___ DATA FOR THIS EXERCISE

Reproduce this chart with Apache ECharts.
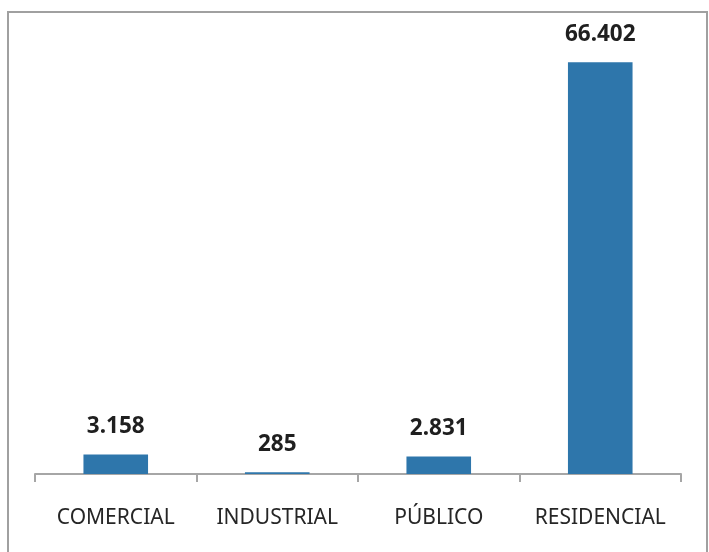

______
___ DATA FOR THIS EXERCISE

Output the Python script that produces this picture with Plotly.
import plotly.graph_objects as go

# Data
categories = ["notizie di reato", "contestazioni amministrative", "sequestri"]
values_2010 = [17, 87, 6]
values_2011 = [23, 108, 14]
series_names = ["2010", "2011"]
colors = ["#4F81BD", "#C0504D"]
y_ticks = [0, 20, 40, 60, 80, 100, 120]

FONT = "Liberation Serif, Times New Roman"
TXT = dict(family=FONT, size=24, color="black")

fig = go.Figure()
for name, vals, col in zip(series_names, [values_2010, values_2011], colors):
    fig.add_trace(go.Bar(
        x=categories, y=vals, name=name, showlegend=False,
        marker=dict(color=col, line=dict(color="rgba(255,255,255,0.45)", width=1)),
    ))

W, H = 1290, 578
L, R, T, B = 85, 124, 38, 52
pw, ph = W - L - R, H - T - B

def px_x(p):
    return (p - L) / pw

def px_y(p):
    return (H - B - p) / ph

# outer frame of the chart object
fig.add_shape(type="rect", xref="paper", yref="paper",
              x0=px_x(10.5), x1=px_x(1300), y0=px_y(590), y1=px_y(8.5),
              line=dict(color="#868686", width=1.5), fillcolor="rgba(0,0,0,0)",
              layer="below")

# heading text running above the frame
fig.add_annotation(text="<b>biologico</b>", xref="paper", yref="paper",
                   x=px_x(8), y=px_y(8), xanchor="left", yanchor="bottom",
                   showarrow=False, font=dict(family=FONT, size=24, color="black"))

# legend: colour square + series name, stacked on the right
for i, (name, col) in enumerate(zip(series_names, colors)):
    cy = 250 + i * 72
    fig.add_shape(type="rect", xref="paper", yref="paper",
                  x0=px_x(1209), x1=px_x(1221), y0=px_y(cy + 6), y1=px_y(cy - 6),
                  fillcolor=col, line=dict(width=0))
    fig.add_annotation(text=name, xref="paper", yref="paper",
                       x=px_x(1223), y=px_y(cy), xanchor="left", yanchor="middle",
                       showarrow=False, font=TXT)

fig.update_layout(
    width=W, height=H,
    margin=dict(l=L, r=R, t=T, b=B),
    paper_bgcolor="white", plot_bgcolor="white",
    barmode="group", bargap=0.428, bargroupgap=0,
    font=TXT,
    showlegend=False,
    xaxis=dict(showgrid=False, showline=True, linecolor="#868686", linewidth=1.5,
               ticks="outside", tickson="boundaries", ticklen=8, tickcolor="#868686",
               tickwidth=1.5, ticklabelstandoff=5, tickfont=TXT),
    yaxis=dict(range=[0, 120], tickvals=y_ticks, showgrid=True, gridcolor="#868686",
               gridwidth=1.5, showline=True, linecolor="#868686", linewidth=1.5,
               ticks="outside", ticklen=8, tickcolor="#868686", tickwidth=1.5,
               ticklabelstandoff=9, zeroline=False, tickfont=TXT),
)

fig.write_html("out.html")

______

▶ _STATED EXERCISE_
Transcribe each line of the data above, unaltered, from the one where "Output the Python" appears to the one where "showarrow=False, font=TXT)" appears, inclusive of both.

▶ _OUTPUT FOR THIS TASK_
Output the Python script that produces this picture with Plotly.
import plotly.graph_objects as go

# Data
categories = ["notizie di reato", "contestazioni amministrative", "sequestri"]
values_2010 = [17, 87, 6]
values_2011 = [23, 108, 14]
series_names = ["2010", "2011"]
colors = ["#4F81BD", "#C0504D"]
y_ticks = [0, 20, 40, 60, 80, 100, 120]

FONT = "Liberation Serif, Times New Roman"
TXT = dict(family=FONT, size=24, color="black")

fig = go.Figure()
for name, vals, col in zip(series_names, [values_2010, values_2011], colors):
    fig.add_trace(go.Bar(
        x=categories, y=vals, name=name, showlegend=False,
        marker=dict(color=col, line=dict(color="rgba(255,255,255,0.45)", width=1)),
    ))

W, H = 1290, 578
L, R, T, B = 85, 124, 38, 52
pw, ph = W - L - R, H - T - B

def px_x(p):
    return (p - L) / pw

def px_y(p):
    return (H - B - p) / ph

# outer frame of the chart object
fig.add_shape(type="rect", xref="paper", yref="paper",
              x0=px_x(10.5), x1=px_x(1300), y0=px_y(590), y1=px_y(8.5),
              line=dict(color="#868686", width=1.5), fillcolor="rgba(0,0,0,0)",
              layer="below")

# heading text running above the frame
fig.add_annotation(text="<b>biologico</b>", xref="paper", yref="paper",
                   x=px_x(8), y=px_y(8), xanchor="left", yanchor="bottom",
                   showarrow=False, font=dict(family=FONT, size=24, color="black"))

# legend: colour square + series name, stacked on the right
for i, (name, col) in enumerate(zip(series_names, colors)):
    cy = 250 + i * 72
    fig.add_shape(type="rect", xref="paper", yref="paper",
                  x0=px_x(1209), x1=px_x(1221), y0=px_y(cy + 6), y1=px_y(cy - 6),
                  fillcolor=col, line=dict(width=0))
    fig.add_annotation(text=name, xref="paper", yref="paper",
                       x=px_x(1223), y=px_y(cy), xanchor="left", yanchor="middle",
                       showarrow=False, font=TXT)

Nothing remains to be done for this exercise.